Ленд-лиз. Как лексика Второй мировой становится вновь актуальной

Ленд-лиз, захватчики, оккупанты, гауляйтеры и новая Отечественная. Как лексика Второй мировой войны оживает в новых обстоятельствах? Авторская колонка журналиста, филолога Ксении Турковой.

28 апреля соцсети заполнило одно-единственное слово: ленд-лиз. Последний раз применительно к актуальным событиям, а не к истории, оно звучало 80 лет назад. Конгресс США впервые со Второй мировой войны одобрил программу помощи Украине — ту самую, по которой Америка помогала Советскому Союзу. Именно ленд-лиз считают одним из переломных моментов, который помог победить Гитлера.

Ленд-лиз, пожалуй, стал той самой единицей военного словаря, которая показала, что параллели между сегодняшними событиями и событиями восьмидесятилетней давности достигли пугающего сходства. Еще с начала вторжения России в Украину многие заметили, как стремительно оживает лексика войны, знакомая большинству уже только по фильмам и книгам.

Известный филолог Марина Королева еще в конце февраля написала: «Когда ты в XXI веке читаешь фразу «Под Харьковом идут сильные бои» - ты, ты, дочь фронтовика! - твоё сознание отказывается эту фразу принимать. Не помогает ни опыт новостника, ни здравый смысл, ни знание родного языка. Слова не складываются в мыслеформу, рассыпаются горошинами. Под Харьковом! Где в танковом рву легла когда-то половина еврейской родни твоего мужа. Под Харьковом. Бои. В 2022 году!»

Украинские новостные ленты пестрят словом «захватчики», так хорошо знакомым всем нам с детства. Немецко-фашистские захватчики, устойчивое выражение. Только теперь это не они. Нынешние захватчики — это те, кто противостоял предыдущим. Реальность апсайд-даун.

А иногда сходство становится еще страшнее: когда украинцы прибавляют к слову «захватчики» определение «рашистские». Интересно, что это слово, безусловно, относящееся к лексике вражды, в условиях нынешней войны нейтрализовалось. Украинские медиа и даже чиновники употребляют его уже как нейтральное — в официальных отчетах и сводках за день.
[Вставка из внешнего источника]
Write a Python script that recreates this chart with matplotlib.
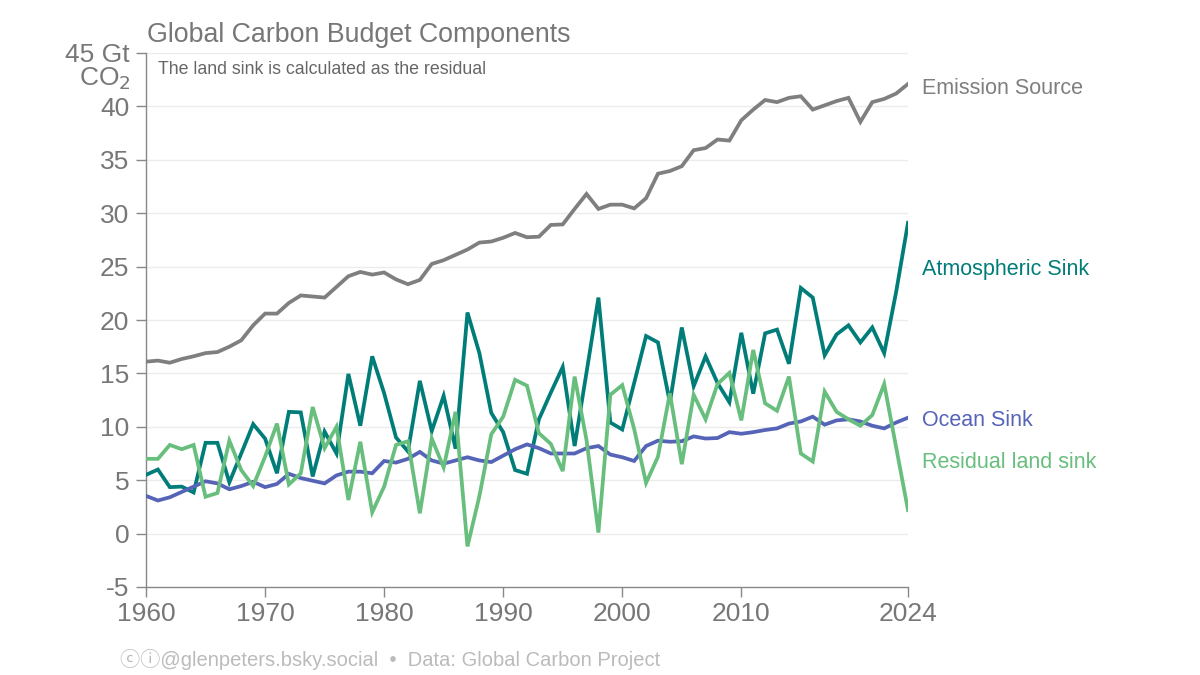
import matplotlib.pyplot as plt
import numpy as np

plt.rcParams['font.family'] = ['Liberation Sans', 'DejaVu Sans']

# ── Data (Gt CO2 / yr) ──────────────────────────────────────────────
years = np.arange(1960, 2025)

emission_source = [
    16.1, 16.2, 16.0, 16.35, 16.6, 16.9, 17.0, 17.5, 18.1, 19.5,
    20.6, 20.6, 21.6, 22.3, 22.2, 22.1, 23.1, 24.1, 24.5, 24.25,
    24.45, 23.8, 23.35, 23.75, 25.25, 25.6, 26.1, 26.6, 27.25, 27.35,
    27.7, 28.15, 27.75, 27.8, 28.9, 28.95, 30.4, 31.8, 30.4, 30.8,
    30.8, 30.45, 31.4, 33.7, 33.95, 34.4, 35.9, 36.1, 36.9, 36.8,
    38.7, 39.7, 40.6, 40.4, 40.8, 40.95, 39.7, 40.1, 40.5, 40.8,
    38.55, 40.4, 40.7, 41.2, 42.1,
]

atmospheric_sink = [
    5.5, 6.0, 4.35, 4.4, 3.85, 8.5, 8.5, 4.8, 7.5, 10.25,
    8.9, 5.65, 11.4, 11.35, 5.35, 9.55, 7.5, 14.95, 10.1, 16.6,
    13.15, 9.0, 7.7, 14.3, 9.6, 12.9, 7.95, 20.7, 16.9, 11.3,
    9.5, 5.95, 5.6, 10.7, 13.2, 15.6, 8.2, 15.1, 22.1, 10.4,
    9.75, 14.1, 18.5, 17.9, 12.25, 19.3, 13.8, 16.6, 14.1, 12.3,
    18.8, 13.1, 18.75, 19.1, 15.9, 23.0, 22.1, 16.7, 18.65, 19.5,
    17.9, 19.3, 16.9, 22.6, 29.1,
]

ocean_sink = [
    3.53, 3.1, 3.4, 3.9, 4.4, 4.9, 4.7, 4.15, 4.45, 4.85,
    4.35, 4.65, 5.6, 5.2, 4.95, 4.7, 5.45, 5.8, 5.8, 5.65,
    6.8, 6.65, 7.0, 7.65, 6.85, 6.55, 6.85, 7.15, 6.85, 6.7,
    7.3, 7.9, 8.35, 8.0, 7.5, 7.5, 7.5, 8.0, 8.2, 7.4,
    7.15, 6.8, 8.2, 8.7, 8.6, 8.65, 9.1, 8.9, 8.95, 9.5,
    9.35, 9.5, 9.7, 9.85, 10.3, 10.5, 10.95, 10.2, 10.6, 10.7,
    10.5, 10.1, 9.85, 10.4, 10.85,
]

residual_land_sink = [
    7.0, 7.0, 8.3, 7.9, 8.3, 3.45, 3.8, 8.7, 5.95, 4.45,
    7.2, 10.3, 4.6, 5.65, 11.85, 8.0, 10.0, 3.15, 8.6, 2.0,
    4.4, 8.3, 8.65, 1.9, 8.9, 6.2, 11.4, -1.2, 3.5, 9.3,
    10.95, 14.4, 13.85, 9.4, 8.4, 5.85, 14.7, 8.75, 0.1, 13.0,
    13.9, 9.8, 4.75, 7.2, 13.15, 6.5, 13.0, 10.7, 14.0, 15.05,
    10.6, 17.2, 12.2, 11.5, 14.7, 7.5, 6.75, 13.3, 11.4, 10.7,
    10.1, 11.1, 14.0, 8.1, 2.2,
]

series = [
    ("Emission Source", emission_source, '#7f7f7f', 88),
    ("Atmospheric Sink", atmospheric_sink, '#007d78', 270),
    ("Ocean Sink", ocean_sink, '#5664b8', 420),
    ("Residual land sink", residual_land_sink, '#68be7c', 462),
]

y_ticks = [-5, 0, 5, 10, 15, 20, 25, 30, 35, 40, 45]
y_labels = ['-5', '0', '5', '10', '15', '20', '25', '30', '35', '40', '45 Gt']
x_ticks = [1960, 1970, 1980, 1990, 2000, 2010, 2024]

GREY = '#777777'

fig = plt.figure(figsize=(12, 6.75), dpi=100, facecolor='white')
ax = fig.add_axes([146 / 1200, 1 - 587 / 675, 762 / 1200, 534 / 675])

for y in range(0, 50, 5):
    ax.axhline(y, color='#ececec', lw=1.0, zorder=0)

for name, vals, col, ypix in series:
    ax.plot(years, vals, color=col, lw=2.7, solid_joinstyle='miter', zorder=3)
    fig.text(922 / 1200, 1 - ypix / 675, name, color=col, fontsize=15.5,
             ha='left', va='center')

ax.set_xlim(1960, 2024)
ax.set_ylim(-5, 45)
ax.set_yticks(y_ticks)
ax.set_yticklabels(y_labels)
ax.set_xticks(x_ticks)
ax.set_xticklabels([str(t) for t in x_ticks])
ax.tick_params(axis='both', colors='#888888', labelcolor=GREY, labelsize=19,
               length=7, width=1.0)
ax.tick_params(axis='y', pad=5)
ax.tick_params(axis='x', pad=4)

for s in ['top', 'right']:
    ax.spines[s].set_visible(False)
for s in ['left', 'bottom']:
    ax.spines[s].set_color('#888888')
    ax.spines[s].set_linewidth(1.0)

fig.text(131 / 1200, 1 - 79 / 675, 'CO$_2$', color=GREY, fontsize=19,
         ha='right', va='center')

fig.text(147 / 1200, 1 - 35 / 675, 'Global Carbon Budget Components',
         color=GREY, fontsize=19.3, ha='left', va='center')
fig.text(158 / 1200, 1 - 70 / 675, 'The land sink is calculated as the residual',
         color='#666666', fontsize=12.8, ha='left', va='center')

fig.text(120 / 1200, 1 - 660 / 675,
         'ⓒⓘ@glenpeters.bsky.social  •  Data: Global Carbon Project',
         color='#bbbbbb', fontsize=14.5, ha='left', va='center',
         family=['Liberation Sans', 'Noto Sans CJK JP', 'DejaVu Sans'])

fig.savefig('out.png', dpi=100, facecolor='white')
«Удалось оттеснить врага», «оккупанты ведут обстрел», «назначили гауляйтера временно оккупированной Херсонщины». Гауляйтер — должностное лицо в нацистской Германии, осуществлявшее всю полноту власти на вверенной ему территории.

Все эти фразы пару лет назад звучали бы как выдержки из учебников истории, раздел о Второй мировой. Или о Великой Отечественной — формулировка, принятая в России, но в последние годы переосмысленная в Украине. Кстати, и этот термин приобрел новое звучание. Нынешнюю войну украинцы называют именно отечественной — как войну за свою родину, за свою свободу. Президент Украины Владимир Зеленский сказал: «Мы боремся именно за выживание украинского народа в этой войне, которую мы без преувеличения можем назвать Отечественной».

Российская поэтесса Татьяна Вольтская, объявленная в прошлом году иностранным агентом, недавно написала стихи о том, что даже русский язык теперь звучит для нее по-другому.

* * *

Фашисты стреляют по Харькову,
Фашисты стреляют по Киеву.
Высотки чернеют огарками.
Фашисты, скажите, какие вы?

Наверно, солдаты Вермахта,
Поднявшиеся из праха,
Из Харькова сделав Гернику,
Расстреливают Волноваху.

Наверно, вот-вот услышу я,
Как в фильме, застрявшем с детства
В мозгу, – под родными крышами
Тяжёлый язык немецкий –

Короткую, ненавистную
Пощёчину – речь чужую.
Но слово летит над выстрелами
Родное – с ума схожу я?

Принцип, о котором объявил в свое время Путин, — «кто так обзывается, тот сам так называется» — сработал. Только сработал в другую сторону. Пока в России обзывают фашистами украинцев, весь мир применяет лексику Второй мировой именно к самой России — как стране, которая ведет захватническую войну.